I rappresentanti di Diritto e Giustizia a Tuchów la pensano allo stesso modo: “Non credo che gli omosessuali siano peggiori degli altri, ma il modello polacco di famiglia, ovvero un uomo e una donna che si sposano, fa parte della tradizione e va difeso” dice il trentaduenne assessore Grzegorz Niemiec, il quale afferma che le zone libere dall’ideologia LGBT sono state messe in piedi per proteggere i bambini delle scuole, in quanto esiste una pressione da parte di altri Paesi per introdurre a forza l’educazione sessuale e inculcare nella mente dei piccoli che il genere è una questione di scelta.
Un abitante della città che aderisce convintamente alla retorica del governo è Henryk Trebaczkiewicz, 75 anni, ex operaio che sorprendo immerso nella lettura in un roseto costruito con i fondi dell’Unione Europea: “Il comunismo è stato una piaga, e ora abbiamo la peste LGBT, un’ideologia che costituisce un pericolo non solo per la Polonia, ma per il mondo intero”. Dice anche che Bruxelles ha commesso un errore nel tagliare i fondi alla città. La sua soluzione? “I medici dovrebbero aiutare queste persone a diventare eterosessuali.”
È deprimente sentir parlare dell’omosessualità come di una malattia, specialmente in un Paese dove più di due terzi dei cittadini LGBT affermano di essere stati aggrediti: “Siamo testimoni delle manifestazioni dell’ignoranza” dice un attivista.
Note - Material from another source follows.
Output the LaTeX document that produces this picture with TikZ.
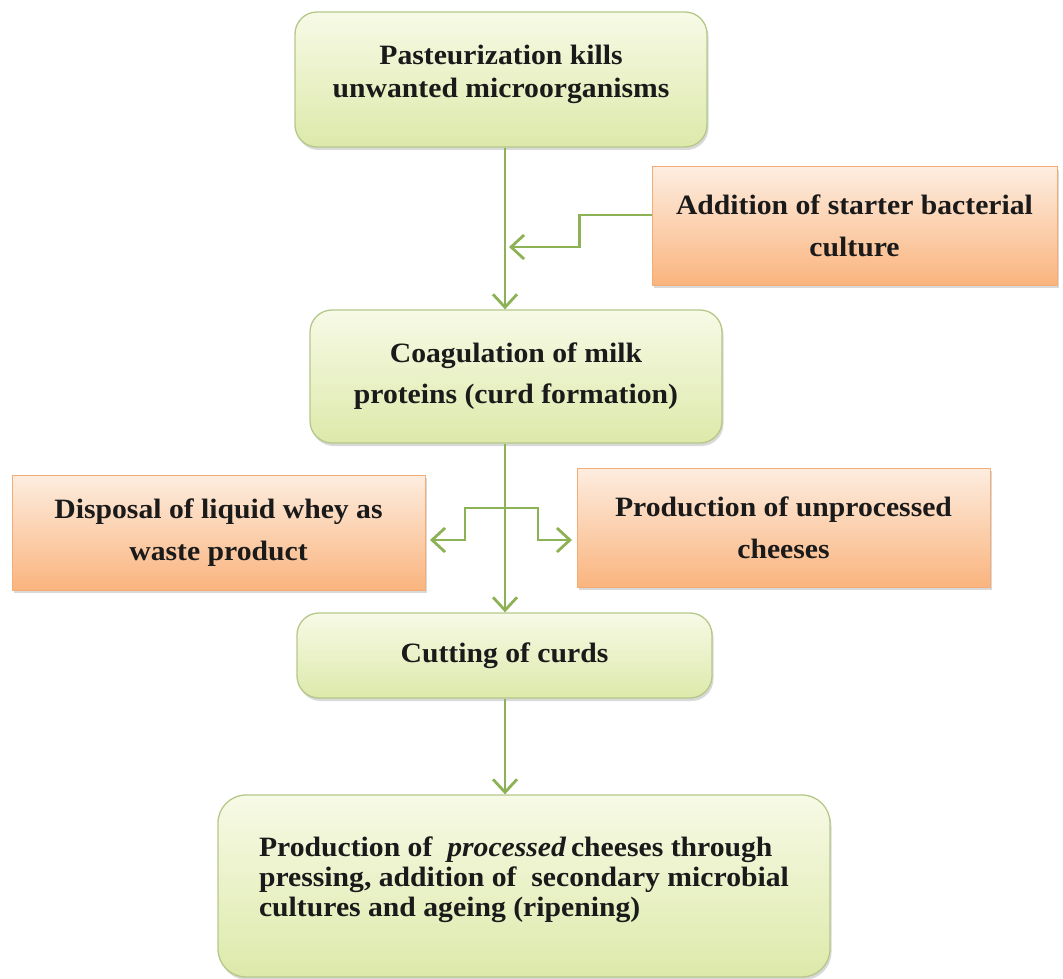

Katarzyna Koch, madre di un figlio gay che si è suicidato lo scorso giugno, ha avvertito attraverso un giornale che ci saranno altre vittime se i leader politici non rinunceranno alla loro retorica infarcita d’odio: “Sono le persone come loro che hanno distrutto mio figlio, giorno dopo giorno, passo dopo passo. Ogni giorno mi chiedo: che Paese è questo, in cui devi morire per essere felice?”.